Неоднозначность смысла связана с тем что между референтивной функцией языка и чувственной формой знака есть зазор, разрыв. Поэтичность являет себя там, где знак не полностью совпадает с предметом, на который указывает, где связь предмета и слова не разумеется сама собой [135] , говорит Якобсон. На феноменологическом языке это можно передать так: поэтичность ощущается не там, где чувственный знак просто «указывает» на интенциональный акт придания значения предмету, а там, где несогласованность между интеллектуальным актом смыслонаделения и его привычным чувственным одеянием (чувственным знаком, указывающим на этот акт) пробуждает сознание к работе конституирования. Поэтическая функция языка, сущностно связанная с чувственной и аффективной стороной сообщения, обеспечивает «подвижность» значения, выводя на свет свойственную смыслу структуру: «ощущение формы» художественного произведения открывает нам доступ к горизонтной структуре «видения вещи», которое задействует интерсубъективность эстетического опыта как опыта разделенного, с одной стороны, и укореняет акт смыслообразования в многообразии и противоречивости «эстетических», то есть чувственных и аффективных, переживаний, с другой. Сущность эстетического опыта, равно как и сущность феноменологической работы, состоит в производстве новых, неожиданных смыслов, которое связано с нашей чувственной и аффективной вовлеченностью в мир и/или в произведение искусства. Итак, наше сближение русского формализма с практикой феноменологии не беспочвенно: мы действительно имеем дело с двумя различными способами выразить общую интуицию.
134
Jakobson R. Selected Writings Vol. 3, P. 42. Пер. см. Якобсон Р. Лингвистика и поэтика // Структурализм: «за» и «против» / Под ред. Е.Я. Басина и М.Я. Полякова. М.: Прогресс, 1975. С. 221.
135
Jakobson R. Selected Writings Vol. 3, P. 750 / Якобсон P. Что такое поэзия? С. 118.

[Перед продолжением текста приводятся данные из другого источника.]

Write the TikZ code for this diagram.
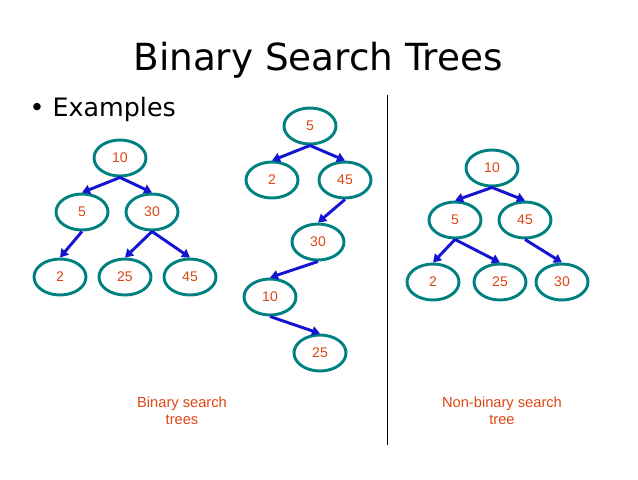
\documentclass[tikz,border=0pt]{standalone}
\usepackage{fontspec}
\setmainfont{DejaVu Sans}
\newfontfamily\labfont{Liberation Sans}
\usetikzlibrary{shapes.geometric,arrows.meta}
\definecolor{tealc}{RGB}{0,128,128}
\definecolor{lab}{RGB}{220,70,20}
\definecolor{arr}{RGB}{20,20,210}
\tikzset{
 bn/.style={ellipse,draw=tealc,line width=2.2pt,minimum width=39pt,minimum height=27pt,inner sep=0pt,text=lab,font=\labfont\fontsize{10.5}{12}\selectfont},
 ed/.style={draw=arr,line width=2.2pt,-{Triangle[length=6pt,width=7pt]}},
 captext/.style={text=lab,align=center,font=\labfont\fontsize{11}{13}\selectfont}
}
\begin{document}
\begin{tikzpicture}[x=0.75pt,y=-0.75pt]
\useasboundingbox (0,0) rectangle (638,479);
\node (title) at (318,60) {\fontsize{28}{32}\selectfont Binary Search Trees};
\node[anchor=west] (ex) at (25,110) {\fontsize{19}{22}\selectfont • Examples};
\coordinate (vt) at (387,95); \coordinate (vb) at (387,445);
\draw[line width=0.6pt] (vt) -- (vb);
% tree 1
\node[bn] (a10) at (120,158) {10};
\node[bn] (a5) at (82,212) {5};
\node[bn] (a30) at (152,212) {30};
\node[bn] (a2) at (60,277) {2};
\node[bn] (a25) at (125,277) {25};
\node[bn] (a45) at (190,277) {45};
\draw[ed] (a10.south) -- (a5.north);
\draw[ed] (a10.south) -- (a30.north);
\draw[ed] (a5.south) -- (a2.north);
\draw[ed] (a30.south) -- (a25.north);
\draw[ed] (a30.south) -- (a45.north);
% tree 2
\node[bn] (b5) at (310,126) {5};
\node[bn] (b2) at (272,180) {2};
\node[bn] (b45) at (345,180) {45};
\node[bn] (b30) at (318,242) {30};
\node[bn] (b10) at (270,297) {10};
\node[bn] (b25) at (320,353) {25};
\draw[ed] (b5.south) -- (b2.north);
\draw[ed] (b5.south) -- (b45.north);
\draw[ed] (b45.south) -- (b30.north);
\draw[ed] (b30.south) -- (b10.north);
\draw[ed] (b10.south) -- (b25.north);
% tree 3
\node[bn] (c10) at (492,168) {10};
\node[bn] (c5) at (455,220) {5};
\node[bn] (c45) at (525,220) {45};
\node[bn] (c2) at (433,282) {2};
\node[bn] (c25) at (500,282) {25};
\node[bn] (c30) at (562,282) {30};
\draw[ed] (c10.south) -- (c5.north);
\draw[ed] (c10.south) -- (c45.north);
\draw[ed] (c5.south) -- (c2.north);
\draw[ed] (c5.south) -- (c25.north);
\draw[ed] (c45.south) -- (c30.north);
\node[captext] (l1) at (182,411) {Binary search\\trees};
\node[captext] (l2) at (502,411) {Non-binary search\\tree};
\end{tikzpicture}
\end{document}
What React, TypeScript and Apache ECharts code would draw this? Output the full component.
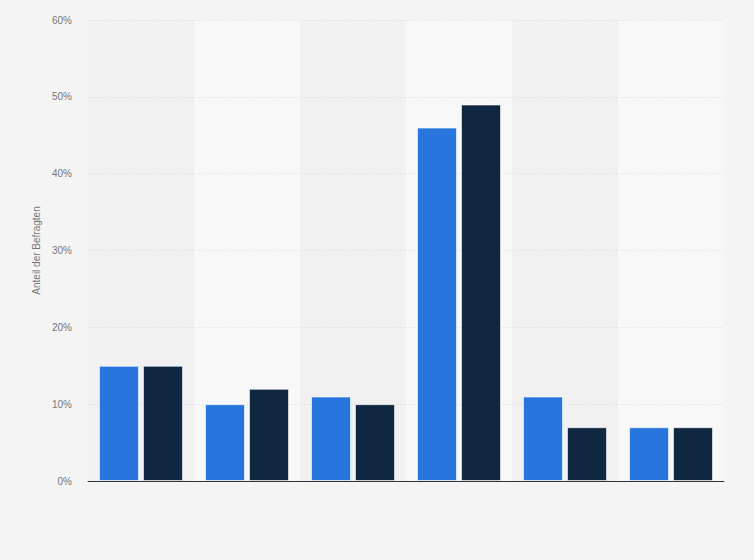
import React, { useEffect, useRef } from 'react'
import * as echarts from 'echarts'

const categories = ['Antwort 1', 'Antwort 2', 'Antwort 3', 'Antwort 4', 'Antwort 5', 'Antwort 6']
const seriesA = [15, 10, 11, 46, 11, 7]
const seriesB = [15, 12, 10, 49, 7, 7]
const yTicks = [0, 10, 20, 30, 40, 50, 60]

const App: React.FC = () => {
  const containerRef = useRef<HTMLDivElement>(null)

  useEffect(() => {
    if (!containerRef.current) return
    const chart = echarts.init(containerRef.current, undefined, { renderer: 'svg' })

    const font = 'Arial, Liberation Sans, sans-serif'
    const option: echarts.EChartsOption = {
      animation: false,
      backgroundColor: '#f4f4f4',
      grid: { left: 88, right: 30, top: 20, bottom: 79 },
      xAxis: {
        type: 'category',
        z: 0,
        data: categories,
        axisLabel: { show: false },
        axisTick: { show: false },
        axisLine: { lineStyle: { color: '#333333', width: 1 } },
        splitArea: { show: true, areaStyle: { color: ['#f1f1f1', '#f8f8f8'] } }
      },
      yAxis: {
        type: 'value',
        z: 1,
        min: yTicks[0],
        max: yTicks[yTicks.length - 1],
        interval: 10,
        name: 'Anteil der Befragten',
        nameLocation: 'middle',
        nameGap: 47,
        nameTextStyle: { color: '#777777', fontSize: 10, fontFamily: font },
        axisLine: { show: false },
        axisTick: { show: false },
        axisLabel: {
          formatter: '{value}%',
          color: '#777777',
          fontSize: 10,
          margin: 16,
          fontFamily: font
        },
        splitLine: {
          showMinLine: false,
          lineStyle: { color: '#d9d9d9', type: [1, 2], width: 1 }
        }
      },
      series: [
        {
          name: 'A',
          type: 'bar',
          z: 3,
          data: seriesA,
          barWidth: 40,
          barGap: '10%',
          itemStyle: { color: '#2876dd', borderColor: 'rgba(255,255,255,0.6)', borderWidth: 1 }
        },
        {
          name: 'B',
          type: 'bar',
          z: 3,
          data: seriesB,
          barWidth: 40,
          barGap: '10%',
          itemStyle: { color: '#0f2741', borderColor: 'rgba(255,255,255,0.6)', borderWidth: 1 }
        }
      ]
    }

    chart.setOption(option)
    return () => {
      chart.dispose()
    }
  }, [])

  return (
    <div
      ref={containerRef}
      style={{ position: 'absolute', left: 0, top: 0, width: 754, height: 560 }}
    />
  )
}

export default App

Однако было бы опрометчиво утверждать, что имеет место подлинное тождество феноменологии и формализма. С нашей точки зрения, принципиальное различие между ними состоит не только в том, что ранний формализм, будучи протоструктурализмом, делает акцент на возникновении смысла внутри принципиально анонимных структур, в то время как в феноменологии производство смысла неотделимо от личностного акта, от духовного свершения субъекта; это различие связано именно с тем, как понимается продуктивность смысла. Если в русском формализме неоднозначность смысла является следствием конфликта между жестко фиксированным знаком как указанием на предмет и неустойчивым, колеблющимся знаком, схваченным в качестве предмета чувственного восприятия, то феноменологический – генетический – подход утверждает, что продуктивность, подвижность смысла связана с историей. Смысл как смысл мира историчен так же, как историчен мир; смысл как общий, как «наш» – бесконечно конституируется мною наравне с другими [136] .
136
«История есть не что иное, как живое движение совместности и встроенности друг в друга [des Miteineinder und Ineinander] изначального образования и седиментации смысла [Sinnbildung und Sinnsedimentierung]». (HUA VI S. 380 / Гycсерль Э. Начало геометрии. М.: Ad marginem, 1996. С. 235).